Meta wants to train Americans to build its data centers — and is offering a free 5-week program to teach you everything

Data center.
  • America's Workforce Academy is a $115m Meta training scheme to support construction roles
  • Meta knows the US will need hundreds of thousands of skilled tradespeople
  • Previous Level-Up fiber training scheme received 35k applicants in one week

Every time a hyperscaler announces a new data center project, a complementary announcement around AI upskilling and community funding usually arrives, but this time, Meta is taking citizen support one step further.

Under the company's new America's Workforce Academy (AWA), it will support training for careers that support the broader data center boom across jobs like construction and infrastructure.

Meta will use AWA to commit $115 million in funding in 2026, making it one of the largest private sector investments in trade skills in the US.

Meta is now upskilling data center construction workers

Amid the ongoing AI boom, hyperscalers are quickly realizing that giving workers AI literacy skills alone isn't enough, but that they're facing limitations as to how quickly they can expand their infrastructure.

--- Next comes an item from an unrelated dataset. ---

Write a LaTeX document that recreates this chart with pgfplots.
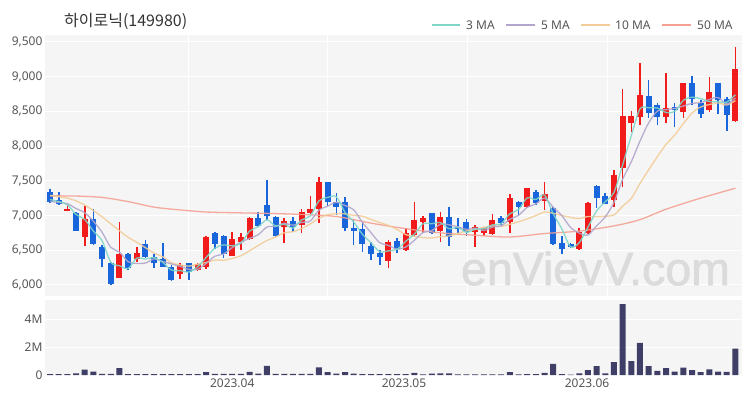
\documentclass[border=0pt]{standalone}
\usepackage{pgfplots}
\pgfplotsset{compat=1.18}
\usepackage{pgfplotstable}
\usepackage{fontspec}
\setmainfont{Noto Sans}
\newfontfamily\krfont{Noto Sans CJK KR}
\newfontfamily\wmfont[FakeBold=1.5]{Liberation Sans}

\definecolor{bgc}{HTML}{F5F5F5}
\definecolor{upc}{HTML}{F21B1B}
\definecolor{dnc}{HTML}{1865DC}
\definecolor{volc}{HTML}{3E3E66}
\definecolor{ma3}{HTML}{7FD6C8}
\definecolor{ma5}{HTML}{B2A6CC}
\definecolor{ma10}{HTML}{F2CC96}
\definecolor{ma50}{HTML}{F4A193}
\definecolor{txt}{HTML}{555555}

% rising days (red)
\pgfplotstableread{
i o h l c
3 7062 7157 7062 7100
5 6696 7138 6567 6947
9 6097 6904 6097 6443
11 6371 6544 6336 6466
16 6155 6313 6083 6289
18 6217 6310 6200 6299
19 6264 6700 6231 6696
22 6418 6768 6418 6659
23 6624 6754 6505 6696
24 6659 6985 6640 6970
28 6832 6961 6610 6922
30 6865 7091 6754 7056
31 7033 7282 7020 7091
32 7091 7560 6898 7488
40 6351 6649 6241 6624
42 6505 6817 6490 6745
43 6721 7192 6700 6937
44 6904 6994 6754 6961
46 6783 7056 6624 6984
50 6768 6865 6552 6840
51 6745 6840 6710 6817
52 6735 7023 6721 6937
54 6912 7311 6754 7249
56 7128 7393 7110 7393
58 7210 7488 7081 7311
62 6515 6817 6505 6768
63 6745 7200 6735 7177
66 7225 7657 7128 7585
67 7681 8819 7416 8434
68 8329 8511 8208 8434
69 8424 9193 8305 8737
72 8416 9058 8329 8545
74 8496 8914 8401 8914
77 8521 8992 8496 8784
80 8367 9424 8352 9107
}\upt

% falling days (blue)
\pgfplotstableread{
i o h l c
1 7344 7383 7182 7200
2 7225 7340 7153 7163
4 7042 7057 6783 6783
6 6947 7091 6572 6591
7 6552 6570 6264 6371
8 6313 6330 6001 6015
10 6443 6460 6217 6250
12 6591 6649 6385 6400
13 6408 6443 6250 6313
14 6371 6610 6256 6256
15 6264 6280 6060 6073
17 6313 6320 6073 6192
20 6754 6768 6519 6591
21 6706 6720 6385 6440
25 6961 7056 6832 6850
26 7153 7513 6937 6994
27 6984 6990 6690 6706
29 6927 6984 6768 6832
33 7488 7488 7138 7200
34 7200 7321 7009 7120
35 7200 7264 6783 6817
36 6817 6947 6577 6783
37 6803 6912 6480 6591
38 6562 6624 6361 6447
39 6457 6505 6289 6400
41 6639 6673 6457 6515
45 7033 7040 6730 6745
47 6976 7120 6562 6696
48 6840 6961 6745 6803
49 6912 6947 6706 6768
53 6961 6990 6870 6889
55 7200 7210 7009 7120
57 7344 7360 7150 7177
59 7105 7120 6580 6591
60 6610 6706 6447 6515
61 6591 6600 6530 6544
64 7426 7440 7105 7249
65 7282 7330 7160 7167
70 8722 8953 8401 8482
71 8593 8617 8305 8424
73 8568 8626 8280 8521
75 8914 9010 8593 8675
76 8617 8665 8401 8463
78 8905 8910 8463 8665
79 8675 8704 8223 8449
}\dnt

\pgfplotstableread{
i m3 m5 m10
1 7230 7200 7290
2 7200 7190 7270
3 7154 7170 7250
4 7015 7100 7210
5 6943 7039 7150
6 6774 6917 7070
7 6636 6758 6980
8 6326 6541 6880
9 6276 6473 6780
10 6236 6334 6686
11 6386 6309 6613
12 6372 6315 6537
13 6393 6374 6458
14 6323 6337 6405
15 6214 6302 6318
16 6206 6266 6288
17 6185 6225 6270
18 6260 6222 6298
19 6396 6310 6323
20 6529 6413 6358
21 6576 6444 6355
22 6563 6537 6381
23 6598 6616 6419
24 6775 6671 6491
25 6839 6723 6568
26 6938 6834 6639
27 6850 6843 6690
28 6874 6888 6752
29 6820 6861 6766
30 6937 6902 6813
31 6993 6921 6878
32 7212 7078 6961
33 7260 7133 7011
34 7269 7191 7026
35 7046 7143 7023
36 6907 7082 7002
37 6730 6902 6990
38 6607 6752 6943
39 6479 6608 6899
40 6490 6569 6856
41 6513 6515 6799
42 6628 6546 6724
43 6732 6644 6698
44 6881 6756 6682
45 6881 6781 6675
46 6897 6874 6695
47 6808 6865 6705
48 6828 6838 6741
49 6756 6799 6778
50 6804 6818 6799
51 6808 6785 6830
52 6865 6833 6849
53 6881 6850 6844
54 7025 6946 6873
55 7086 7002 6910
56 7254 7118 6951
57 7230 7166 6999
58 7294 7250 7050
59 7026 7118 7032
60 6806 6997 7000
61 6550 6828 6973
62 6609 6746 6956
63 6830 6719 6985
64 7065 6851 6985
65 7198 6981 6989
66 7334 7189 7008
67 7729 7522 7134
68 8151 7774 7246
69 8535 8071 7461
70 8551 8334 7658
71 8548 8502 7846
72 8484 8524 8023
73 8497 8542 8158
74 8660 8577 8324
75 8703 8616 8475
76 8684 8624 8563
77 8641 8671 8598
78 8637 8700 8621
79 8633 8607 8592
80 8740 8694 8655
}\mat

\pgfplotstableread{
i m50
1 7282
4 7280
7 7260
10 7200
13 7120
16 7080
19 7050
22 7040
26 7030
30 7015
34 6985
38 6890
42 6810
46 6750
50 6715
54 6690
58 6740
62 6775
66 6850
69 6940
72 7090
76 7250
80 7393
}\mafifty

% volume in millions
\pgfplotstableread{
i v
1 0.06
2 0.06
3 0.06
4 0.12
5 0.38
6 0.25
7 0.08
8 0.08
9 0.50
10 0.06
11 0.06
12 0.06
13 0.06
14 0.06
15 0.06
16 0.06
17 0.06
18 0.06
19 0.20
20 0.08
21 0.08
22 0.08
23 0.08
24 0.22
25 0.10
26 0.65
27 0.08
28 0.08
29 0.08
30 0.08
31 0.08
32 0.55
33 0.20
34 0.10
35 0.20
36 0.10
37 0.06
38 0.06
39 0.06
40 0.06
41 0.06
42 0.06
43 0.15
44 0.04
45 0.10
46 0.12
47 0.12
48 0.05
49 0.05
50 0.04
51 0.05
52 0.04
53 0.05
54 0.20
55 0.05
56 0.06
57 0.06
58 0.15
59 0.80
60 0.06
61 0.03
62 0.12
63 0.35
64 0.63
65 0.12
66 0.92
67 5.07
68 1.00
69 2.30
70 0.63
71 0.30
72 0.50
73 0.25
74 0.53
75 0.35
76 0.20
77 0.40
78 0.25
79 0.22
80 1.88
}\volt

\pgfplotsset{
  panel/.style={
    scale only axis, width=697pt,
    xmin=0.42, xmax=80.76,
    axis background/.style={fill=bgc},
    axis line style={draw=none},
    major tick length=0pt,
    grid style={white, line width=0.9pt},
    tick label style={font=\fontsize{12}{14}\selectfont, text=txt},
    /pgf/number format/assume math mode=true,
  },
  wick/.style={draw=none, mark=none, forget plot,
    error bars/.cd, y dir=both, y explicit, error mark=none,
    error bar style={draw=#1, solid, line width=1.6pt}},
  body/.style={draw=none, mark=none, forget plot,
    error bars/.cd, y dir=both, y explicit, error mark=none,
    error bar style={draw=#1, solid, line width=6pt}},
}

\begin{document}
\begin{tikzpicture}[x=1pt,y=1pt]
\useasboundingbox (0,0) rectangle (750,400);

\begin{axis}[panel, at={(45pt,104pt)}, anchor=south west, height=261pt,
  ymin=5840, ymax=9600,
  ytick={6000,6500,...,9500},
  scaled y ticks=false,
  yticklabel style={/pgf/number format/1000 sep={,}, xshift=1pt},
  xtick={16.9,33,49.1,65.2}, xticklabels={},
  xmajorgrids, ymajorgrids]
  % wicks
  \addplot[wick=upc] table[x=i, y expr=(\thisrow{h}+\thisrow{l})/2,
    y error expr=(\thisrow{h}-\thisrow{l})/2] {\upt};
  \addplot[wick=dnc] table[x=i, y expr=(\thisrow{h}+\thisrow{l})/2,
    y error expr=(\thisrow{h}-\thisrow{l})/2] {\dnt};
  % bodies
  \addplot[body=upc] table[x=i, y expr=(\thisrow{o}+\thisrow{c})/2,
    y error expr={max(abs(\thisrow{c}-\thisrow{o})/2,12)}] {\upt};
  \addplot[body=dnc] table[x=i, y expr=(\thisrow{o}+\thisrow{c})/2,
    y error expr={max(abs(\thisrow{c}-\thisrow{o})/2,12)}] {\dnt};
  % moving averages
  \addplot[ma50, line width=1.3pt, smooth, no marks, opacity=0.9] table[x=i, y=m50] {\mafifty};
  \addplot[ma10, line width=1.3pt, smooth, no marks, opacity=0.9] table[x=i, y=m10] {\mat};
  \addplot[ma5, line width=1.3pt, smooth, no marks, opacity=0.9] table[x=i, y=m5] {\mat};
  \addplot[ma3, line width=1.3pt, smooth, no marks, opacity=0.9] table[x=i, y=m3] {\mat};
\end{axis}

\begin{axis}[panel, at={(45pt,25pt)}, anchor=south west, height=75pt,
  ymin=0, ymax=5.36,
  ytick={0,2,4}, yticklabels={0,2M,4M},
  yticklabel style={xshift=1pt},
  xtick={22,41.8,62.9}, xticklabels={2023.04,2023.05,2023.06},
  ymajorgrids]
  \addplot[ybar, bar width=6pt, fill=volc, draw=none] table[x=i, y=v] {\volt};
\end{axis}

% title
\node[anchor=west, text=black!80, inner sep=0pt] at (64,379)
  {\krfont\fontsize{16}{18}\selectfont 하이로닉(149980)};

% legend
\begin{scope}[every node/.style={anchor=west, inner sep=0pt, text=txt,
    font=\fontsize{12}{14}\selectfont}]
  \draw[ma3, line width=1.5pt] (432,375) -- (460,375);
  \node at (466,375) {3 MA};
  \draw[ma5, line width=1.5pt] (506,375) -- (535,375);
  \node at (541,375) {5 MA};
  \draw[ma10, line width=1.5pt] (581,375) -- (610,375);
  \node at (615,375) {10 MA};
  \draw[ma50, line width=1.5pt] (662,375) -- (691,375);
  \node at (697,375) {50 MA};
\end{scope}

% watermark
\node[anchor=base, inner sep=0pt, text=black!14] at (595.5,115)
  {\wmfont\fontsize{46.5}{46.5}\selectfont enVievV.com};
\end{tikzpicture}
\end{document}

Meta argued that America's AI ambitions will require hundreds of thousands of additional tradespeople, including fiber technicians, welders, plumbers, electricians and more, and with such a healthy investment, it's proof that AI is evolving jobs instead of replacing them entirely.

"America’s Workforce Academy is our commitment to building that workforce with the same ambition and long-term thinking we bring to the technology itself," Data Centers VP Rachel Peterson explained.

Under the scheme, workers will have access to free five-week courses with guaranteed employment opportunities on Meta's data center projects. Baton Rouge, Houston, Indianapolis and Columbus will be the first regions to benefit from the scheme.

But the benefits aren't just tied to Meta – with workers able to earn National Center for Construction Education and Research (NCCER) accreditation and an an America’s Workforce Certificate, the company says the skills earned will be able to "travel with the worker across employers and industry sectors."

This comes after the success of Meta's Level-Up fiber installation training program, which received 35,000 applications in the first week.

"Skilled workers electrified rural America one pole at a time," Meta President and Vice Chair Dina Powell McCormick explained. "Now a new generation will pour the foundations and lay the fiber that secures American strength in this new age."